CLOVERDALE -- What was originally supposed to be a special meeting of the Cloverdale Town Council to discuss amendments to the 2008 budget devolved into contentious squabbling over the Cloverdale Police Department's retired police dog Tuesday night.
When it was over, the council voted 4-1, with John Davis dissenting, to allow Police Chief Charlie Hallam to keep the dog, Alec, though Hallam would assume all financial responsibility for the animal's care.
The row began when Council President Don Sublett suggested adopting the dog, which ended its nearly eight-year career at the end of May, to a local family.
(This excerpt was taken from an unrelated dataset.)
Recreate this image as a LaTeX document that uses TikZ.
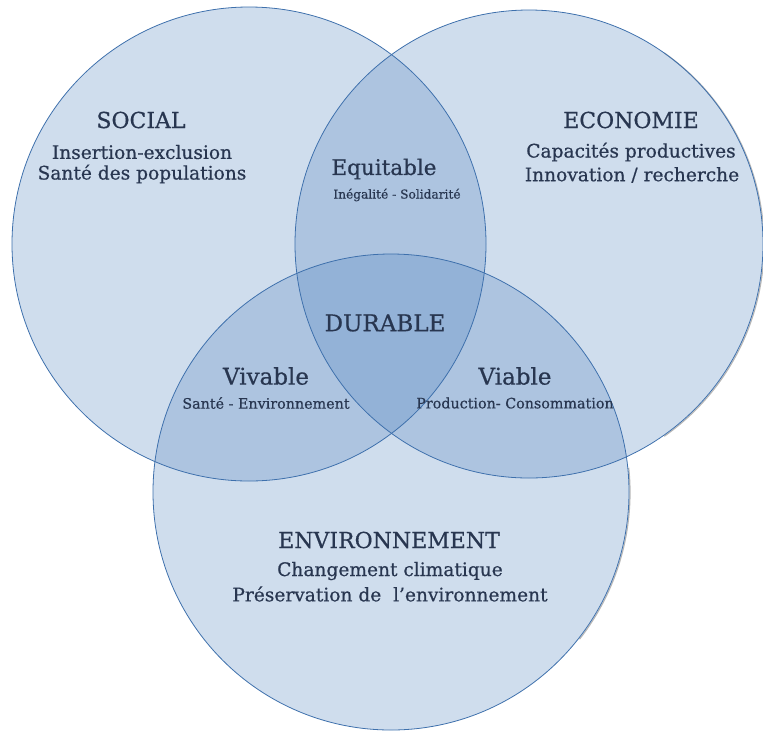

Sublett also asked Hallam to return the town's unmarked police car to the town hall.
The car, which has cages and equipment to transport the dog, has been parked outside Hallam's home.
The disagreement stems from a letter Hallam sent to town Clerk-Treasurer Patti Truax on May 15 informing her that he was retiring the police dog, though the town would still pay for the food and medical expenses of the animal.
Sublett and Council Vice President Dennis Padgett said at Tuesday's meeting that since the letter had not been sent to the board for approval, Hallam's claims -- particularly the town's continued financial responsibility for the dog -- were not valid.
The debate split, as it nearly always does, with Sublett, Padgett and council member Glen Vickroy on one side and Davis and Council member Judy Whitaker on the other.
Whitaker and Davis both repeatedly called Sublett's move to deny the town's responsibility to pay for the care of the dog, "kicking a retired member of the police force to the curb."
When Sublett referred to a local television news report that no Indianapolis-area police departments pay for the expenses of retired police dogs, Hallam produced a letter from Putnam County Sheriff Mark Frisbie describing the Sheriff's Department's policy on K9 units which is, among other things, to allow the dog's handler to adopt the animal and to pay for its food and medical expenses for the rest of its life.
Hallam estimated that the care of the dog would amount to about $1,200 per year and since, he said, Cloverdale's K9 program was funded for many years through community donations, the money all evened out.
As debate about the issue grew, so too did tension among the council members and the volume of their voices. This went doubly for the assorted partisan members of the community sitting in the audience.
The matter finally ended when Hallam offered to pay for the care of the dog and the staff of the Animal Hospital of Cloverdale announced that Casey R. Shake, the dog's veterinarian, wouldn't charge for all of the animal's future medical bills.
The council also voted 3-2, with Davis and Whitaker dissenting, to order Hallam to return the unmarked police car to town hall. Padgett offered a motion to sell the car. Sublett broke with his voting bloc to compromise and defeat that move 3-2 after Hallam protested on the grounds that the extra vehicle might be needed if one of the active-duty police cars breaks down or is damaged.
The council also added two line items to its 2008 budget with money it had earlier shaved off.
At Whitaker's recommendation, it voted to approve $2,500 for tree removal and maintenance along U.S. 231.
It also voted to create a $3,600 building demolition and restoration fund to begin to address the problem of derelict buildings in town.
The budget goes up for final approval at the council's 7 p.m. Sept. 11 regular meeting.